The family court in HILL v. HOOTEN awarded rehabilitative alimony to the wife. Her ex-husband was ordered to pay $500 a month for 36 months, income she would use to reestablish her career from earlier in the marriage. However, the district court later voided this ruling on appeal. It determined the family court hadn’t sufficiently proved the need for rehabilitative alimony in the case. The precedent was set.
Consequently, to award rehabilitative alimony, a Florida court must have a rehabilitative plan. This document outlines the nature and duration of education or training a dependent spouse requires “to develop potential supportive skills” and find “appropriate employment.” Then this information is used to calculate the amount of rehabilitative alimony a spouse shall receive.

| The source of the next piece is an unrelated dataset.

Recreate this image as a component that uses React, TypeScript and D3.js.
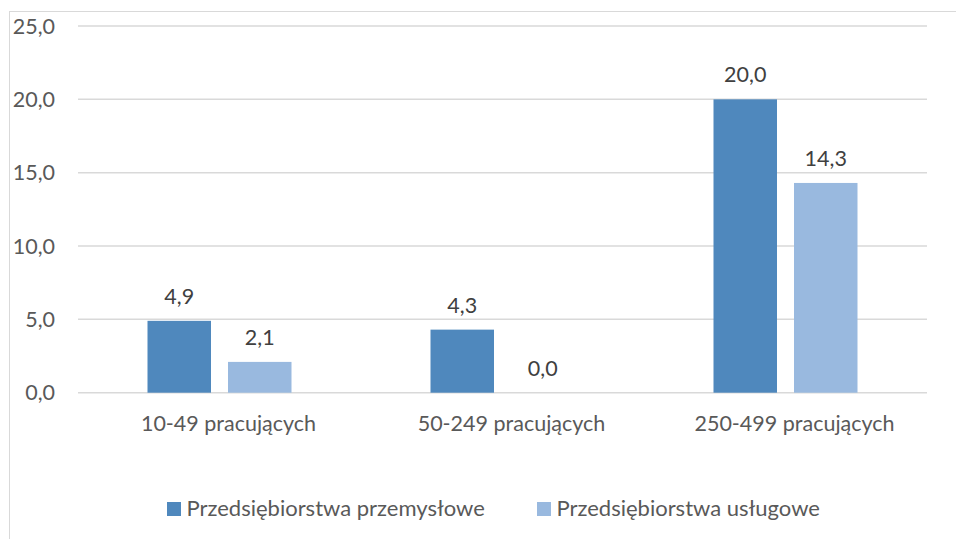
import React from "react";
import * as d3 from "d3";

const categories = ["10-49 pracujących", "50-249 pracujących", "250-499 pracujących"];
const seriesNames = ["Przedsiębiorstwa przemysłowe", "Przedsiębiorstwa usługowe"];
const industrial = [4.9, 4.3, 20.0];
const services = [2.1, 0.0, 14.3];
const yTicks = [0, 5, 10, 15, 20, 25];
const colors = ["#4F88BD", "#99B9DF"];

const W = 956;
const H = 539;
const plotLeft = 78;
const plotRight = 927;
const plotTop = 26;
const plotBottom = 392.7;
const FONT = "Lato, 'Open Sans', sans-serif";

export default function App() {
  const x0 = d3.scaleBand<string>().domain(categories).range([plotLeft, plotRight]);
  const y = d3.scaleLinear().domain([0, 25]).range([plotBottom, plotTop]);
  const series = [industrial, services];
  const barW = 63.5;
  const gap = 17;
  const fmt = (v: number) => v.toFixed(1).replace(".", ",");
  const legendX = [167, 537];

  return (
    <svg width={W} height={H} style={{ position: "absolute", left: 0, top: 0, background: "#fff" }} fontFamily={FONT}>
      <rect x={9.5} y={11.5} width={2000} height={2000} fill="none" stroke="#D9D9D9" strokeWidth={1} />
      {yTicks.map((t) => (
        <g key={t}>
          <line x1={plotLeft} x2={plotRight} y1={y(t)} y2={y(t)} stroke="#D9D9D9" strokeWidth={1.5} />
          <text x={55} y={y(t) + 7.5} textAnchor="end" fontSize={21.5} fill="#595959">
            {fmt(t)}
          </text>
        </g>
      ))}
      {categories.map((c, i) => {
        const cx = (x0(c) as number) + x0.bandwidth() / 2;
        return (
          <g key={c}>
            {series.map((s, j) => {
              const bx = cx - barW - gap / 2 + j * (barW + gap);
              const v = s[i];
              return (
                <g key={j}>
                  {v > 0 && (
                    <rect x={bx} y={y(v)} width={barW} height={plotBottom - y(v)} fill={colors[j]} />
                  )}
                  <text x={bx + barW / 2} y={y(v) - 17} textAnchor="middle" fontSize={21.5} fill="#404040">
                    {fmt(v)}
                  </text>
                </g>
              );
            })}
            <text x={cx + 9} y={431} textAnchor="middle" fontSize={21.5} fill="#595959">
              {c}
            </text>
          </g>
        );
      })}
      {seriesNames.map((n, j) => {
        const lx = legendX[j];
        return (
          <g key={n}>
            <rect x={lx} y={502} width={14} height={14} fill={colors[j]} />
            <text x={lx + 19.5} y={516} fontSize={22} fill="#595959">
              {n}
            </text>
          </g>
        );
      })}
    </svg>
  );
}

Do I Need An Alimony Attorney?
During any divorce proceeding where rehabilitative alimony is under consideration, there are a host of complexities and variables at play. A family law attorney at your side guiding you through every step.
At The Law Office of Silverman, Mack & Associates, you’ll be represented by divorce attorneys who understand the ins-and-outs of Florida’s alimony laws. Whether you’re slated to pay rehabilitative alimony, or you’re trying to receive it, our lawyers in Gainesville will work to get you the most fair and equitable agreement. The sooner you involve us, the greater the impact we can have — call today for a consultation.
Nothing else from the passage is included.